### WHAT YOU WILL DO
Write the data out again exactly, dropping any images it holds.

########

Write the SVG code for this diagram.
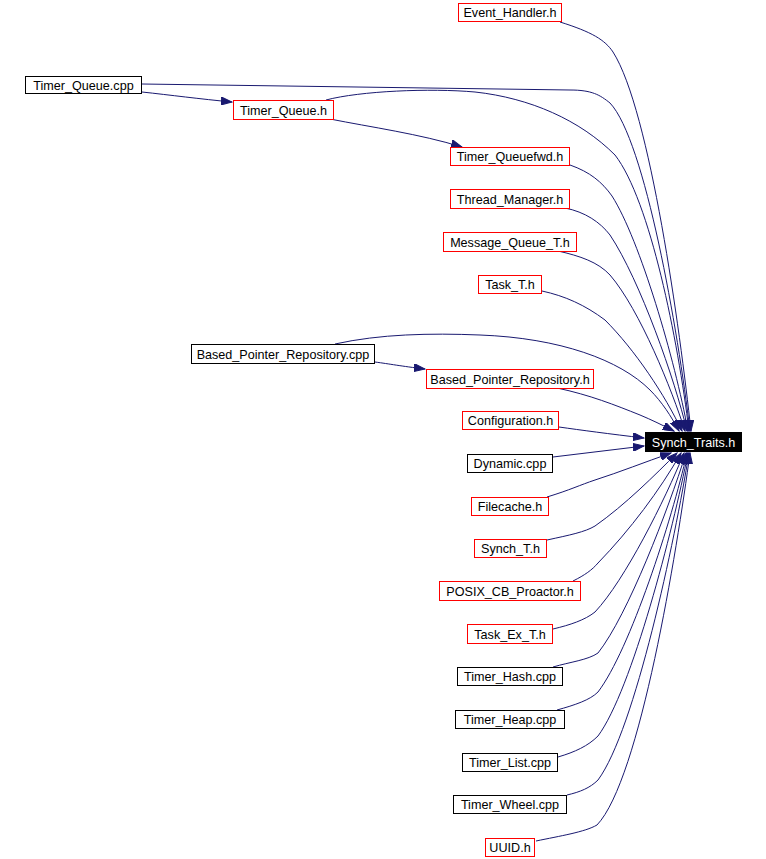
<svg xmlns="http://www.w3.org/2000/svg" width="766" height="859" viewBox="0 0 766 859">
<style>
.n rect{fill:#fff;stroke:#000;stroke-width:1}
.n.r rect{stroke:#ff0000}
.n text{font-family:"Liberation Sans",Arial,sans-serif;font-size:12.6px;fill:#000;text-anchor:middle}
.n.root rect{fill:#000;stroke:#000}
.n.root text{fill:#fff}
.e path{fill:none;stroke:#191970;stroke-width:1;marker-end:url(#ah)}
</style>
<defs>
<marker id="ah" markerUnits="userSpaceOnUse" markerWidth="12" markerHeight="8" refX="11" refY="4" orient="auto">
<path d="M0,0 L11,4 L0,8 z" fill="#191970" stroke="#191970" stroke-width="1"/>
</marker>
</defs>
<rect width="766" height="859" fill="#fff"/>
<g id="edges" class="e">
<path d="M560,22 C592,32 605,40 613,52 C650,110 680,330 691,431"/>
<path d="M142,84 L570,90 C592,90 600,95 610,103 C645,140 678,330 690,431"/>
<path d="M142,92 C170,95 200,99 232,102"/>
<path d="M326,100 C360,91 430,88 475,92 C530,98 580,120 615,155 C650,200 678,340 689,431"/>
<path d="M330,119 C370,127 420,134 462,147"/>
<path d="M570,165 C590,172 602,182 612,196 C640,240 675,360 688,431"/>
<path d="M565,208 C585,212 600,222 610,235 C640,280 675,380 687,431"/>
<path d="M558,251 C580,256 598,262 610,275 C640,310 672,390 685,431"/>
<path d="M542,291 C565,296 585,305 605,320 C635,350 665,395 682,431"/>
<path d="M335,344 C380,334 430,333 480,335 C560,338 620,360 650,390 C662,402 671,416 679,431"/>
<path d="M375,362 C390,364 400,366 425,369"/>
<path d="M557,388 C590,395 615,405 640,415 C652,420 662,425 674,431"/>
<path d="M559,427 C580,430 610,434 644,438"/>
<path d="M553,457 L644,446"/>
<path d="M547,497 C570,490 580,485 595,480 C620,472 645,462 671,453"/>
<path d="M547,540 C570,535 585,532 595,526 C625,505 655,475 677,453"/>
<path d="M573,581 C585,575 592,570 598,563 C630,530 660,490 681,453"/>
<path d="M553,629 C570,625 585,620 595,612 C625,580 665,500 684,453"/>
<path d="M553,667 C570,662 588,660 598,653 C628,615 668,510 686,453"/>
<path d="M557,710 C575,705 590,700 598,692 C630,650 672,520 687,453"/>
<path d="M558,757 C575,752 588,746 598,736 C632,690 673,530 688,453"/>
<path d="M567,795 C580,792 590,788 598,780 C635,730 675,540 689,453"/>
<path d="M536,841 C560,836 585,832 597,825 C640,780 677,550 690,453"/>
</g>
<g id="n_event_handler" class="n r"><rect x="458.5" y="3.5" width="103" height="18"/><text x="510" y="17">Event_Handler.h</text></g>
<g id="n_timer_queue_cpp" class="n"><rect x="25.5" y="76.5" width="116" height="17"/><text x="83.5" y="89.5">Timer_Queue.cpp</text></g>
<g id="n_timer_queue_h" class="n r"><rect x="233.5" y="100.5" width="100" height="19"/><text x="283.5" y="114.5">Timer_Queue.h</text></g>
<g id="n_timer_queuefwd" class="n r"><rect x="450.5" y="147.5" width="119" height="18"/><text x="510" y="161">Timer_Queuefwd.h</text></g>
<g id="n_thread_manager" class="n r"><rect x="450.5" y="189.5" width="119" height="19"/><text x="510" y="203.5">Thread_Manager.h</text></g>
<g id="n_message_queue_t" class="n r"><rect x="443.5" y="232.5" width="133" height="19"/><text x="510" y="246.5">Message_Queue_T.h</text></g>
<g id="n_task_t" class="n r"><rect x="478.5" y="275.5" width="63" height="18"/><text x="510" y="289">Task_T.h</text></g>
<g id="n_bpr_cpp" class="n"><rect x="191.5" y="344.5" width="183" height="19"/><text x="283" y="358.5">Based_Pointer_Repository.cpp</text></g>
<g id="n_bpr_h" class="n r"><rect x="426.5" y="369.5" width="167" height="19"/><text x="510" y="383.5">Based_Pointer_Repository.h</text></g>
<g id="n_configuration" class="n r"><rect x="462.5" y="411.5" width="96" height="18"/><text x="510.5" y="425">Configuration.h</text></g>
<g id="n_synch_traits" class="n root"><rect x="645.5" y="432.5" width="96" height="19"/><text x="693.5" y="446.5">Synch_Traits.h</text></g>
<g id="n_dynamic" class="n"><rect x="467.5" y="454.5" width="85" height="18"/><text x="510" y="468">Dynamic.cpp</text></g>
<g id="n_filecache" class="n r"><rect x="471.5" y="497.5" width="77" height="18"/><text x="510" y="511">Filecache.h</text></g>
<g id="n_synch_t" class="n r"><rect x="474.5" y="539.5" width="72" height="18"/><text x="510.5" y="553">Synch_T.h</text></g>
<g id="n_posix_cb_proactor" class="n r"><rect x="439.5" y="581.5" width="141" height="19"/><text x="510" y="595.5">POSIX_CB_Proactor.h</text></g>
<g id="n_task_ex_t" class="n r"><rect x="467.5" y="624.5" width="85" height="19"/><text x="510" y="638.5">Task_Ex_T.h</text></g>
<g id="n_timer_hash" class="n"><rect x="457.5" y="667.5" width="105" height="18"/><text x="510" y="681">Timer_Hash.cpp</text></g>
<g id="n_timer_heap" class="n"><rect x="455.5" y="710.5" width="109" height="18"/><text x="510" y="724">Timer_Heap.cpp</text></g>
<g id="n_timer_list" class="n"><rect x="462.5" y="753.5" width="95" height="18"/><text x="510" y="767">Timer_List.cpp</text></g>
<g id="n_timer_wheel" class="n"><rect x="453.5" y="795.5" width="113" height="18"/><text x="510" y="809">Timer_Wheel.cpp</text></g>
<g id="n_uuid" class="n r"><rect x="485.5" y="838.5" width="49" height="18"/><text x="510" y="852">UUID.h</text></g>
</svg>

########

### THE COMPLETED TASK
Write the SVG code for this diagram.
<svg xmlns="http://www.w3.org/2000/svg" width="766" height="859" viewBox="0 0 766 859">
<style>
.n rect{fill:#fff;stroke:#000;stroke-width:1}
.n.r rect{stroke:#ff0000}
.n text{font-family:"Liberation Sans",Arial,sans-serif;font-size:12.6px;fill:#000;text-anchor:middle}
.n.root rect{fill:#000;stroke:#000}
.n.root text{fill:#fff}
.e path{fill:none;stroke:#191970;stroke-width:1;marker-end:url(#ah)}
</style>
<defs>
<marker id="ah" markerUnits="userSpaceOnUse" markerWidth="12" markerHeight="8" refX="11" refY="4" orient="auto">
<path d="M0,0 L11,4 L0,8 z" fill="#191970" stroke="#191970" stroke-width="1"/>
</marker>
</defs>
<rect width="766" height="859" fill="#fff"/>
<g id="edges" class="e">
<path d="M560,22 C592,32 605,40 613,52 C650,110 680,330 691,431"/>
<path d="M142,84 L570,90 C592,90 600,95 610,103 C645,140 678,330 690,431"/>
<path d="M142,92 C170,95 200,99 232,102"/>
<path d="M326,100 C360,91 430,88 475,92 C530,98 580,120 615,155 C650,200 678,340 689,431"/>
<path d="M330,119 C370,127 420,134 462,147"/>
<path d="M570,165 C590,172 602,182 612,196 C640,240 675,360 688,431"/>
<path d="M565,208 C585,212 600,222 610,235 C640,280 675,380 687,431"/>
<path d="M558,251 C580,256 598,262 610,275 C640,310 672,390 685,431"/>
<path d="M542,291 C565,296 585,305 605,320 C635,350 665,395 682,431"/>
<path d="M335,344 C380,334 430,333 480,335 C560,338 620,360 650,390 C662,402 671,416 679,431"/>
<path d="M375,362 C390,364 400,366 425,369"/>
<path d="M557,388 C590,395 615,405 640,415 C652,420 662,425 674,431"/>
<path d="M559,427 C580,430 610,434 644,438"/>
<path d="M553,457 L644,446"/>
<path d="M547,497 C570,490 580,485 595,480 C620,472 645,462 671,453"/>
<path d="M547,540 C570,535 585,532 595,526 C625,505 655,475 677,453"/>
<path d="M573,581 C585,575 592,570 598,563 C630,530 660,490 681,453"/>
<path d="M553,629 C570,625 585,620 595,612 C625,580 665,500 684,453"/>
<path d="M553,667 C570,662 588,660 598,653 C628,615 668,510 686,453"/>
<path d="M557,710 C575,705 590,700 598,692 C630,650 672,520 687,453"/>
<path d="M558,757 C575,752 588,746 598,736 C632,690 673,530 688,453"/>
<path d="M567,795 C580,792 590,788 598,780 C635,730 675,540 689,453"/>
<path d="M536,841 C560,836 585,832 597,825 C640,780 677,550 690,453"/>
</g>
<g id="n_event_handler" class="n r"><rect x="458.5" y="3.5" width="103" height="18"/><text x="510" y="17">Event_Handler.h</text></g>
<g id="n_timer_queue_cpp" class="n"><rect x="25.5" y="76.5" width="116" height="17"/><text x="83.5" y="89.5">Timer_Queue.cpp</text></g>
<g id="n_timer_queue_h" class="n r"><rect x="233.5" y="100.5" width="100" height="19"/><text x="283.5" y="114.5">Timer_Queue.h</text></g>
<g id="n_timer_queuefwd" class="n r"><rect x="450.5" y="147.5" width="119" height="18"/><text x="510" y="161">Timer_Queuefwd.h</text></g>
<g id="n_thread_manager" class="n r"><rect x="450.5" y="189.5" width="119" height="19"/><text x="510" y="203.5">Thread_Manager.h</text></g>
<g id="n_message_queue_t" class="n r"><rect x="443.5" y="232.5" width="133" height="19"/><text x="510" y="246.5">Message_Queue_T.h</text></g>
<g id="n_task_t" class="n r"><rect x="478.5" y="275.5" width="63" height="18"/><text x="510" y="289">Task_T.h</text></g>
<g id="n_bpr_cpp" class="n"><rect x="191.5" y="344.5" width="183" height="19"/><text x="283" y="358.5">Based_Pointer_Repository.cpp</text></g>
<g id="n_bpr_h" class="n r"><rect x="426.5" y="369.5" width="167" height="19"/><text x="510" y="383.5">Based_Pointer_Repository.h</text></g>
<g id="n_configuration" class="n r"><rect x="462.5" y="411.5" width="96" height="18"/><text x="510.5" y="425">Configuration.h</text></g>
<g id="n_synch_traits" class="n root"><rect x="645.5" y="432.5" width="96" height="19"/><text x="693.5" y="446.5">Synch_Traits.h</text></g>
<g id="n_dynamic" class="n"><rect x="467.5" y="454.5" width="85" height="18"/><text x="510" y="468">Dynamic.cpp</text></g>
<g id="n_filecache" class="n r"><rect x="471.5" y="497.5" width="77" height="18"/><text x="510" y="511">Filecache.h</text></g>
<g id="n_synch_t" class="n r"><rect x="474.5" y="539.5" width="72" height="18"/><text x="510.5" y="553">Synch_T.h</text></g>
<g id="n_posix_cb_proactor" class="n r"><rect x="439.5" y="581.5" width="141" height="19"/><text x="510" y="595.5">POSIX_CB_Proactor.h</text></g>
<g id="n_task_ex_t" class="n r"><rect x="467.5" y="624.5" width="85" height="19"/><text x="510" y="638.5">Task_Ex_T.h</text></g>
<g id="n_timer_hash" class="n"><rect x="457.5" y="667.5" width="105" height="18"/><text x="510" y="681">Timer_Hash.cpp</text></g>
<g id="n_timer_heap" class="n"><rect x="455.5" y="710.5" width="109" height="18"/><text x="510" y="724">Timer_Heap.cpp</text></g>
<g id="n_timer_list" class="n"><rect x="462.5" y="753.5" width="95" height="18"/><text x="510" y="767">Timer_List.cpp</text></g>
<g id="n_timer_wheel" class="n"><rect x="453.5" y="795.5" width="113" height="18"/><text x="510" y="809">Timer_Wheel.cpp</text></g>
<g id="n_uuid" class="n r"><rect x="485.5" y="838.5" width="49" height="18"/><text x="510" y="852">UUID.h</text></g>
</svg>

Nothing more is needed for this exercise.